#### GIVEN INFORMATION

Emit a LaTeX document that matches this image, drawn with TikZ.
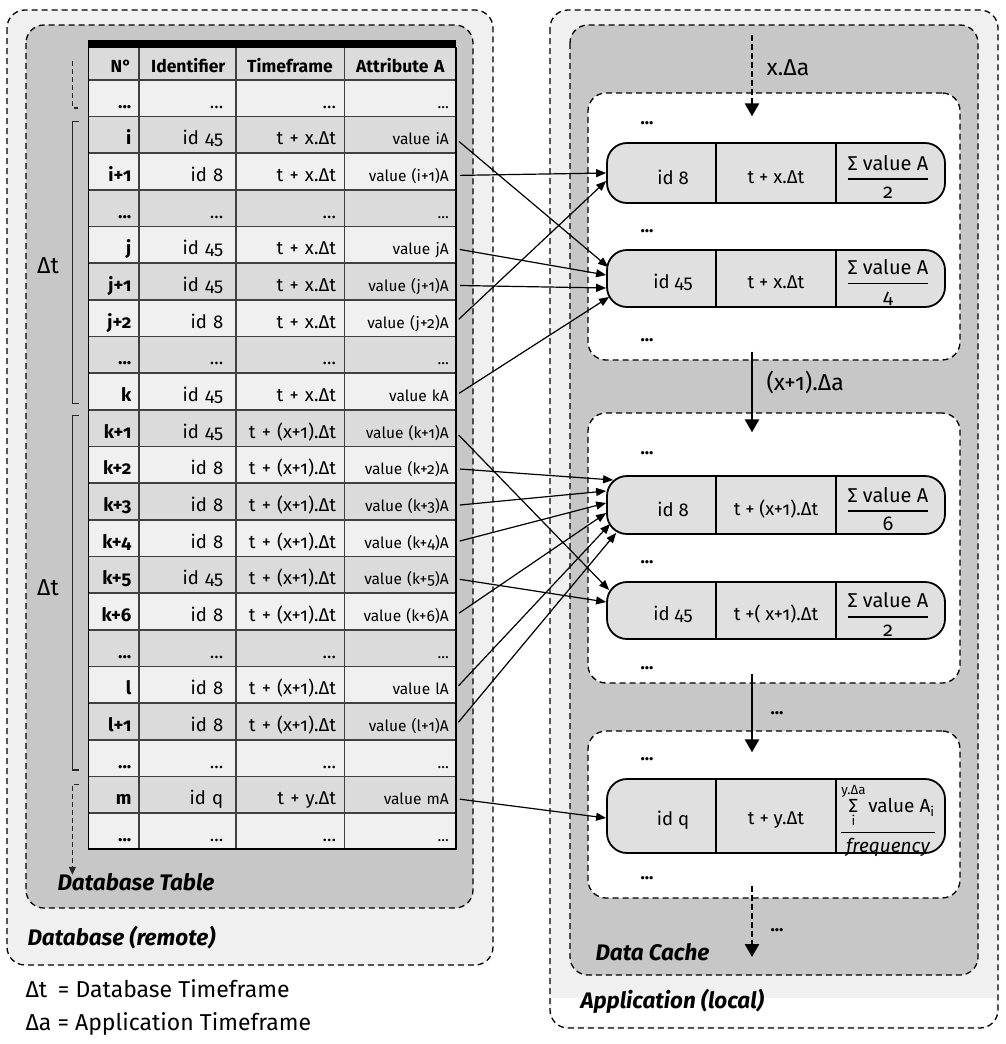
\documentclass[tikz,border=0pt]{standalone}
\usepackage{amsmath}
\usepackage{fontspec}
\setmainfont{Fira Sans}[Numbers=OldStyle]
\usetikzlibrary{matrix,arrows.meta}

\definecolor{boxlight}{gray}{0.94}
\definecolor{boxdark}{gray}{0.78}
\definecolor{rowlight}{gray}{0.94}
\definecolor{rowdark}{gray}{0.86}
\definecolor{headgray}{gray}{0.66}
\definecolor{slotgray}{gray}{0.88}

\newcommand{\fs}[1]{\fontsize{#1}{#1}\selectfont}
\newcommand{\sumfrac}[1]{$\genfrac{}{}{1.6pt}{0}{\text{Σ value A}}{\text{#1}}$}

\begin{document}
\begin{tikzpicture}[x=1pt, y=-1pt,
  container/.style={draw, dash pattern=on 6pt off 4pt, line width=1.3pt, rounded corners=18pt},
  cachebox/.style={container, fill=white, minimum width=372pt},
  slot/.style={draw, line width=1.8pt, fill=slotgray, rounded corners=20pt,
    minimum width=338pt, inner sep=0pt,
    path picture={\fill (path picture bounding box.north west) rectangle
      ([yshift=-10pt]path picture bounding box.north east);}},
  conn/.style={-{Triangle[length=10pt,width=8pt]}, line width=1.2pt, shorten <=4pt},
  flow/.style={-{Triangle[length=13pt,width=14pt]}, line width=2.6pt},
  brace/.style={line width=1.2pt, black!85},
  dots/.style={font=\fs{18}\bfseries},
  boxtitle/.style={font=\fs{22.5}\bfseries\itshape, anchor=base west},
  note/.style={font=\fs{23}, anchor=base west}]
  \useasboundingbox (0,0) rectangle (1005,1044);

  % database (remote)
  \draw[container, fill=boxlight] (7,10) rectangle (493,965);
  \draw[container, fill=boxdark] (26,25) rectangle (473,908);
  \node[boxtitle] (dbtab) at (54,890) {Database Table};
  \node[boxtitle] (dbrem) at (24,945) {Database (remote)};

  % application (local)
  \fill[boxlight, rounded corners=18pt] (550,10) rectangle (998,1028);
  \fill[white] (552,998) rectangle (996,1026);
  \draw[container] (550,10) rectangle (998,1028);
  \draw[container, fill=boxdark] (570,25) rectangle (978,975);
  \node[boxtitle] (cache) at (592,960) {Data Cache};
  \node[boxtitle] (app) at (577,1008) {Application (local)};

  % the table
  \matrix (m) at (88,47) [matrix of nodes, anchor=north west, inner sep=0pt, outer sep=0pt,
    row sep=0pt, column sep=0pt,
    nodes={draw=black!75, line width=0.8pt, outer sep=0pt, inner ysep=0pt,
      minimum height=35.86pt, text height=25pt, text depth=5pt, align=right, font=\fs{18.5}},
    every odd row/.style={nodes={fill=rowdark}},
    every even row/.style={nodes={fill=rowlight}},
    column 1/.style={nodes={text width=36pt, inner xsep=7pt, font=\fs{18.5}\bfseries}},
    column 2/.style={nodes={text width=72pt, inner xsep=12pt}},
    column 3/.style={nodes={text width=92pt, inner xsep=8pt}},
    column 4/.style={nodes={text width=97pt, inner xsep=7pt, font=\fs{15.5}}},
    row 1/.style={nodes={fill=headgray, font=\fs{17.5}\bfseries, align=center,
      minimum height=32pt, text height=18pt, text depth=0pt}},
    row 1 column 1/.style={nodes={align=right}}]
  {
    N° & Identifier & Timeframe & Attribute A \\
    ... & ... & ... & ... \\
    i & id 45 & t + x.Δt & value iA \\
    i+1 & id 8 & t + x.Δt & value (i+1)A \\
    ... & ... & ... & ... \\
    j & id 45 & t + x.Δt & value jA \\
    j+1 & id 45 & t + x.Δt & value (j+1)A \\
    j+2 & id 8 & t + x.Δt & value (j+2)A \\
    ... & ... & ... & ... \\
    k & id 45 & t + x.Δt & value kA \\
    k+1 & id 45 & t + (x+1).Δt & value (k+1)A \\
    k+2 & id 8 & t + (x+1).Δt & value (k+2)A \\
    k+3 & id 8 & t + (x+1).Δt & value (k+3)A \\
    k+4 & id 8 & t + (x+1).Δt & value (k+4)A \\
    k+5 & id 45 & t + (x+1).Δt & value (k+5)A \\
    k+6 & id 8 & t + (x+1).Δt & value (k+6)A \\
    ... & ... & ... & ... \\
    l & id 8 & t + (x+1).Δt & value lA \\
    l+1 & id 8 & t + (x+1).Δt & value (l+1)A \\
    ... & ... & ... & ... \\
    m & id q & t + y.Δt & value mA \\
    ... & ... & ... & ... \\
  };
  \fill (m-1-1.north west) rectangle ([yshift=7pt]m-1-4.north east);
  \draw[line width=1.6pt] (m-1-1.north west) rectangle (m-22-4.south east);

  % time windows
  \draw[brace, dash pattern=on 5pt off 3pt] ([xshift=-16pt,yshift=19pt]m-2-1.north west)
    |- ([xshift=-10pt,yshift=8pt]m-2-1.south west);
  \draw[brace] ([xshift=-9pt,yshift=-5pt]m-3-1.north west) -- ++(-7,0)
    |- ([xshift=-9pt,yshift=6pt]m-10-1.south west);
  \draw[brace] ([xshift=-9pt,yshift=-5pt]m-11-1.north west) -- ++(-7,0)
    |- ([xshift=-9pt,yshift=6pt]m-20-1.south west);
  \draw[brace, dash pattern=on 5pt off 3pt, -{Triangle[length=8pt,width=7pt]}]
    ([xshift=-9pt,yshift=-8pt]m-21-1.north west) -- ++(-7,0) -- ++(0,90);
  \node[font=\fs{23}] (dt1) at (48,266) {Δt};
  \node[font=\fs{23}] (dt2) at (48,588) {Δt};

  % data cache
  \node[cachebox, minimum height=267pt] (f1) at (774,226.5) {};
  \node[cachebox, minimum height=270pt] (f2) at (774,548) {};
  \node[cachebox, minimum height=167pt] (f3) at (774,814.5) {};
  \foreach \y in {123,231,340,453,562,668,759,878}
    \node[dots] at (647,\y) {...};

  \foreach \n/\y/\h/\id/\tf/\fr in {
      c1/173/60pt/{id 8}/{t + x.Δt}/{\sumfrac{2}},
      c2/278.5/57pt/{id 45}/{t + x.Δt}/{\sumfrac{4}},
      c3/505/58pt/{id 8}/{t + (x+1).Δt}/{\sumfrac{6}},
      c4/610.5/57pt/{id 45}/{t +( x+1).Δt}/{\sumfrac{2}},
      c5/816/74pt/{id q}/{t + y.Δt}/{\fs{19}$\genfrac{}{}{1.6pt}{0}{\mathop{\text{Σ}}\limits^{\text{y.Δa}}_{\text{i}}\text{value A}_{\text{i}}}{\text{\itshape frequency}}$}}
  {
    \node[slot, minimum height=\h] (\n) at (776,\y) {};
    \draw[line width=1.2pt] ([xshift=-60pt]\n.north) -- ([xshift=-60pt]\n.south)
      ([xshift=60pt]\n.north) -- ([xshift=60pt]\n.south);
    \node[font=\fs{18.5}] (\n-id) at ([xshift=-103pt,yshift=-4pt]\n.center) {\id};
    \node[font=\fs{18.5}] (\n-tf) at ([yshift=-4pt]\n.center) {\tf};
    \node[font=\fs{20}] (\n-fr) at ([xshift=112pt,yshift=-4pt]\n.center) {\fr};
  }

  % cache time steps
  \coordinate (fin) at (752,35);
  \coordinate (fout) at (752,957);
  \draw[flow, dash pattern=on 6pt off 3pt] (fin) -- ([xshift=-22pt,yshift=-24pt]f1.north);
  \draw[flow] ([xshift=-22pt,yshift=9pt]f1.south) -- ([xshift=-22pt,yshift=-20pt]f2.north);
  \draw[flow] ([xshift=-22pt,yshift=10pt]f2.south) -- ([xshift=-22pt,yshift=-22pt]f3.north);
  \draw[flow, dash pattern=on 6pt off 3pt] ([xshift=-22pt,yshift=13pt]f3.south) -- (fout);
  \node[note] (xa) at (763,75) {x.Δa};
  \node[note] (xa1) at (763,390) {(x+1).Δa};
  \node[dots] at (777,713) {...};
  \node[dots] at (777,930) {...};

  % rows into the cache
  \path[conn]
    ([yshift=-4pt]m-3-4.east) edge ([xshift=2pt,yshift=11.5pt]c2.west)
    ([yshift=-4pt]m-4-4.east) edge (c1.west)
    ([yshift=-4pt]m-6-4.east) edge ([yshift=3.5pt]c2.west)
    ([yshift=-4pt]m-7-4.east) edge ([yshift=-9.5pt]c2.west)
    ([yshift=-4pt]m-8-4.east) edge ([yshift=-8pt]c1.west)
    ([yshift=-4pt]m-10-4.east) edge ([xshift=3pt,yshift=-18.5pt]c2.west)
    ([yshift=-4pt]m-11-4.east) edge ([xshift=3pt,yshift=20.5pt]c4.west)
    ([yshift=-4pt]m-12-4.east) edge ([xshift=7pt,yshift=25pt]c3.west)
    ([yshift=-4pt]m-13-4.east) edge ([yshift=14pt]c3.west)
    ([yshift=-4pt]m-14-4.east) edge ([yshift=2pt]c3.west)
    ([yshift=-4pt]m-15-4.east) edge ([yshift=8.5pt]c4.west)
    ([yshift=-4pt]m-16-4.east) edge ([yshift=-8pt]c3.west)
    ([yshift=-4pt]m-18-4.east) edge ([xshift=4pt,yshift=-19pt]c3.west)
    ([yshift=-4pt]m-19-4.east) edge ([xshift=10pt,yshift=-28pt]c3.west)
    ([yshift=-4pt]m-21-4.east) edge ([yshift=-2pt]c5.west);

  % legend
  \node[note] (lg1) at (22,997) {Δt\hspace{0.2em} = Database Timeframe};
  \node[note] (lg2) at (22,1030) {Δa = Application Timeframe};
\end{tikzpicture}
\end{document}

########

▶ **EXERCISE**
Print the data above verbatim from the first line through the line holding "(dbrem) at (24,945)", leaving every picture out.

▶ **WRITTEN RESPONSE**
Emit a LaTeX document that matches this image, drawn with TikZ.
\documentclass[tikz,border=0pt]{standalone}
\usepackage{amsmath}
\usepackage{fontspec}
\setmainfont{Fira Sans}[Numbers=OldStyle]
\usetikzlibrary{matrix,arrows.meta}

\definecolor{boxlight}{gray}{0.94}
\definecolor{boxdark}{gray}{0.78}
\definecolor{rowlight}{gray}{0.94}
\definecolor{rowdark}{gray}{0.86}
\definecolor{headgray}{gray}{0.66}
\definecolor{slotgray}{gray}{0.88}

\newcommand{\fs}[1]{\fontsize{#1}{#1}\selectfont}
\newcommand{\sumfrac}[1]{$\genfrac{}{}{1.6pt}{0}{\text{Σ value A}}{\text{#1}}$}

\begin{document}
\begin{tikzpicture}[x=1pt, y=-1pt,
  container/.style={draw, dash pattern=on 6pt off 4pt, line width=1.3pt, rounded corners=18pt},
  cachebox/.style={container, fill=white, minimum width=372pt},
  slot/.style={draw, line width=1.8pt, fill=slotgray, rounded corners=20pt,
    minimum width=338pt, inner sep=0pt,
    path picture={\fill (path picture bounding box.north west) rectangle
      ([yshift=-10pt]path picture bounding box.north east);}},
  conn/.style={-{Triangle[length=10pt,width=8pt]}, line width=1.2pt, shorten <=4pt},
  flow/.style={-{Triangle[length=13pt,width=14pt]}, line width=2.6pt},
  brace/.style={line width=1.2pt, black!85},
  dots/.style={font=\fs{18}\bfseries},
  boxtitle/.style={font=\fs{22.5}\bfseries\itshape, anchor=base west},
  note/.style={font=\fs{23}, anchor=base west}]
  \useasboundingbox (0,0) rectangle (1005,1044);

  % database (remote)
  \draw[container, fill=boxlight] (7,10) rectangle (493,965);
  \draw[container, fill=boxdark] (26,25) rectangle (473,908);
  \node[boxtitle] (dbtab) at (54,890) {Database Table};
  \node[boxtitle] (dbrem) at (24,945) {Database (remote)};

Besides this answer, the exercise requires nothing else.